Drug Dog Creates Own Probable Cause for Sniff Search

By George Khoury, Esq. on June 08, 2018 | Last updated on March 21, 2019

For one criminal defendant, the reaction of a drug dog was the tipping point that gave law enforcement probable cause for the dog's sniff search, at least according to the Eighth Circuit.

That sniff search was successful in locating a few kilograms of cocaine, which resulted in the defendant taking a conditional plea of guilt to a drug trafficking charge, pending resolution of an appeal of his motion to suppress. And in the United States v. Javier Pulido-Ayala, the Eighth Circuit rejected that defendant's appeal on his Fourth Amendment challenge to the drug dog's sniff search.

Doggy Hype

The facts surrounding the search provided by the court are not lacking in complexity. Pulido-Ayala was pulled over after frantically exiting the highway, turning around and heading back the opposite direction, upon seeing a sign for a police drug checkpoint. When he pulled over, he was asked to exit the vehicle. When the canine unit arrived, Pulido-Ayala's passenger was asked if he'd like to leave the vehicle, to which he agreed.

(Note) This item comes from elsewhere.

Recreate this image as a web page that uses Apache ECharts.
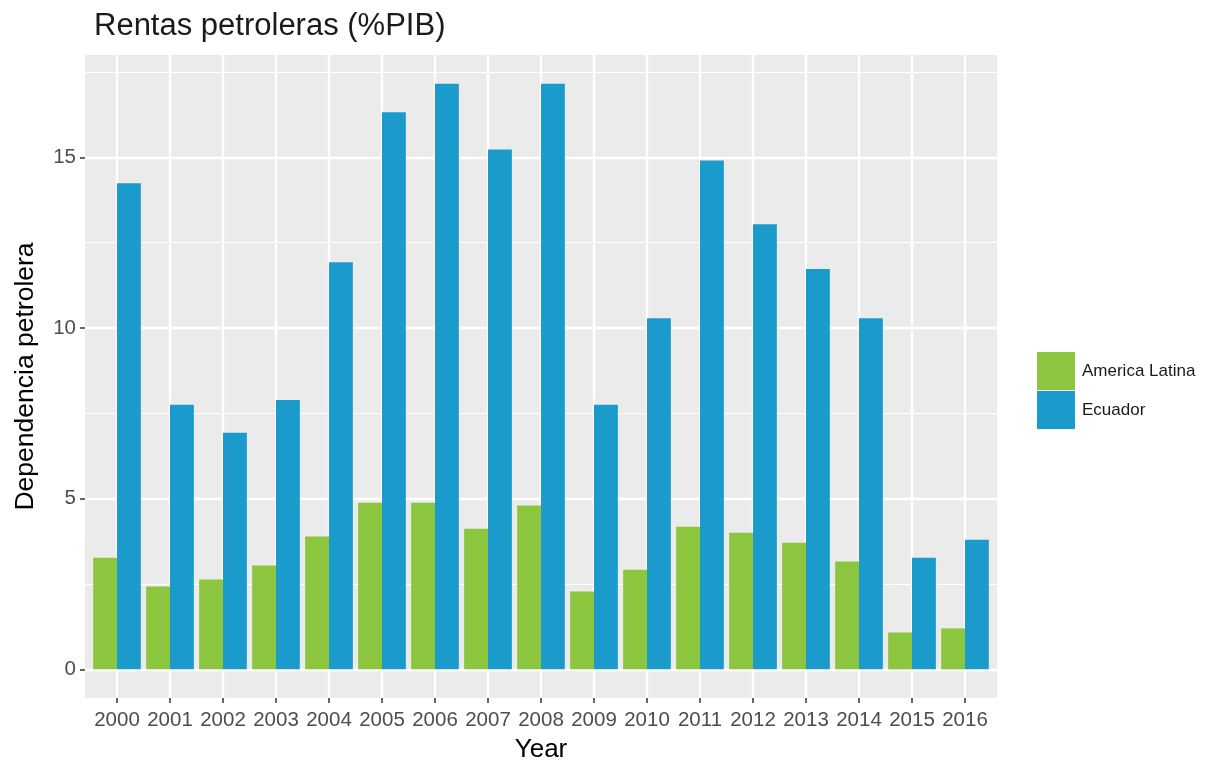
<!DOCTYPE html>
<html>
<head>
<meta charset="utf-8">
<script src="https://cdn.jsdelivr.net/npm/echarts@6/dist/echarts.min.js"></script>
<style>
html,body{margin:0;padding:0;background:#fff;}
#chart{width:1224px;height:762px;}
</style>
</head>
<body>
<div id="chart"></div>
<script>
const years = ['2000','2001','2002','2003','2004','2005','2006','2007','2008','2009','2010','2011','2012','2013','2014','2015','2016'];
const americaLatina = [3.27,2.43,2.63,3.04,3.89,4.88,4.88,4.12,4.80,2.28,2.92,4.18,4.00,3.71,3.16,1.08,1.20];
const ecuador = [14.24,7.75,6.93,7.89,11.93,16.32,17.16,15.23,17.16,7.75,10.29,14.91,13.04,11.73,10.29,3.27,3.80];
const yTicks = [0,5,10,15];
const yMinor = [2.5,7.5,12.5,17.5];
const seriesNames = ['America Latina','Ecuador'];

const Y_MIN = -0.84, Y_MAX = 18.0;
const chart = echarts.init(document.getElementById('chart'), null, {renderer:'canvas'});
const font = 'Liberation Sans, Arial, sans-serif';

const hLines = yTicks.map(v => ({yAxis: v, lineStyle:{color:'#ffffff', width:2.4, type:'solid'}}))
  .concat(yMinor.map(v => ({yAxis: v, lineStyle:{color:'#ffffff', width:1.2, type:'solid'}})));
const vLines = years.map(y => ({xAxis: y, lineStyle:{color:'#ffffff', width:2.4, type:'solid'}}));

chart.setOption({
  animation:false,
  backgroundColor:'#ffffff',
  title:{
    text:'Rentas petroleras (%PIB)',
    left:94, top:11, padding:0,
    textStyle:{fontFamily:font, fontSize:31, fontWeight:'normal', color:'#1a1a1a'}
  },
  legend:{
    data:seriesNames,
    orient:'vertical', left:1037, top:352, padding:0,
    itemWidth:38, itemHeight:38, itemGap:1, icon:'rect',
    textStyle:{fontFamily:font, fontSize:17, color:'#1a1a1a', padding:[0,0,0,2]}
  },
  grid:[
    {left:85, right:1224-997, top:55, bottom:762-698, show:true, backgroundColor:'#EBEBEB', borderWidth:0, containLabel:false, outerBoundsMode:'none'},
    {left:90.5, right:1224-991.5, top:55, bottom:762-698, show:false, containLabel:false, outerBoundsMode:'none'}
  ],
  xAxis:[
    {
      type:'category', gridIndex:1, data:years, position:'bottom',
      name:'Year', nameLocation:'middle', nameGap:39,
      nameTextStyle:{fontFamily:font, fontSize:26, color:'#000'},
      axisLine:{show:false, onZero:false},
      axisTick:{show:true, alignWithLabel:true, length:5, lineStyle:{color:'#333', width:1.5}},
      axisLabel:{fontFamily:font, fontSize:20.5, color:'#4D4D4D', margin:12, interval:0, hideOverlap:false},
      splitLine:{show:false}
    },
    {type:'value', gridIndex:0, min:0, max:1, show:false}
  ],
  yAxis:[
    {
      type:'value', gridIndex:1, min:Y_MIN, max:Y_MAX, offset:5.5,
      name:'Dependencia petrolera', nameLocation:'middle', nameGap:46, nameRotate:90,
      nameTextStyle:{fontFamily:font, fontSize:26.5, color:'#000'},
      axisLine:{show:false, onZero:false},
      axisTick:{show:true, length:5, customValues:yTicks, lineStyle:{color:'#333', width:1.5}},
      axisLabel:{fontFamily:font, fontSize:20.5, color:'#4D4D4D', margin:9, customValues:yTicks},
      splitLine:{show:false}
    },
    {type:'value', gridIndex:0, min:Y_MIN, max:Y_MAX, show:false}
  ],
  series:[
    {
      type:'line', name:'hgrid', xAxisIndex:1, yAxisIndex:1, data:[], z:0, silent:true,
      markLine:{symbol:'none', silent:true, z:0, label:{show:false}, animation:false, data:hLines}
    },
    {
      type:'line', name:'vgrid', xAxisIndex:0, yAxisIndex:0, data:[], z:0, silent:true,
      markLine:{symbol:'none', silent:true, z:0, label:{show:false}, animation:false, data:vLines}
    },
    {
      type:'bar', name:seriesNames[0], xAxisIndex:0, yAxisIndex:0, data:americaLatina,
      barWidth:'45%', barGap:'0%', z:3, itemStyle:{color:'#8CC63F'}
    },
    {
      type:'bar', name:seriesNames[1], xAxisIndex:0, yAxisIndex:0, data:ecuador,
      barWidth:'45%', barGap:'0%', z:3, itemStyle:{color:'#1B9BCB'}
    }
  ]
});
</script>
</body>
</html>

Unfortunately, the passenger left the car door open. And as the drug dog, aptly named Jampy, approached the car, he became very excited, lunged and jumped into the open car door. And while the court agreed with the defendant that the dog's actions constituted a search, it did not agree that there was not probable cause.

The court reasoned that the dog lunging for the car, before it actually jumped in the car, provided officers with the last bit of evidence to support an independent, objective finding of probable cause.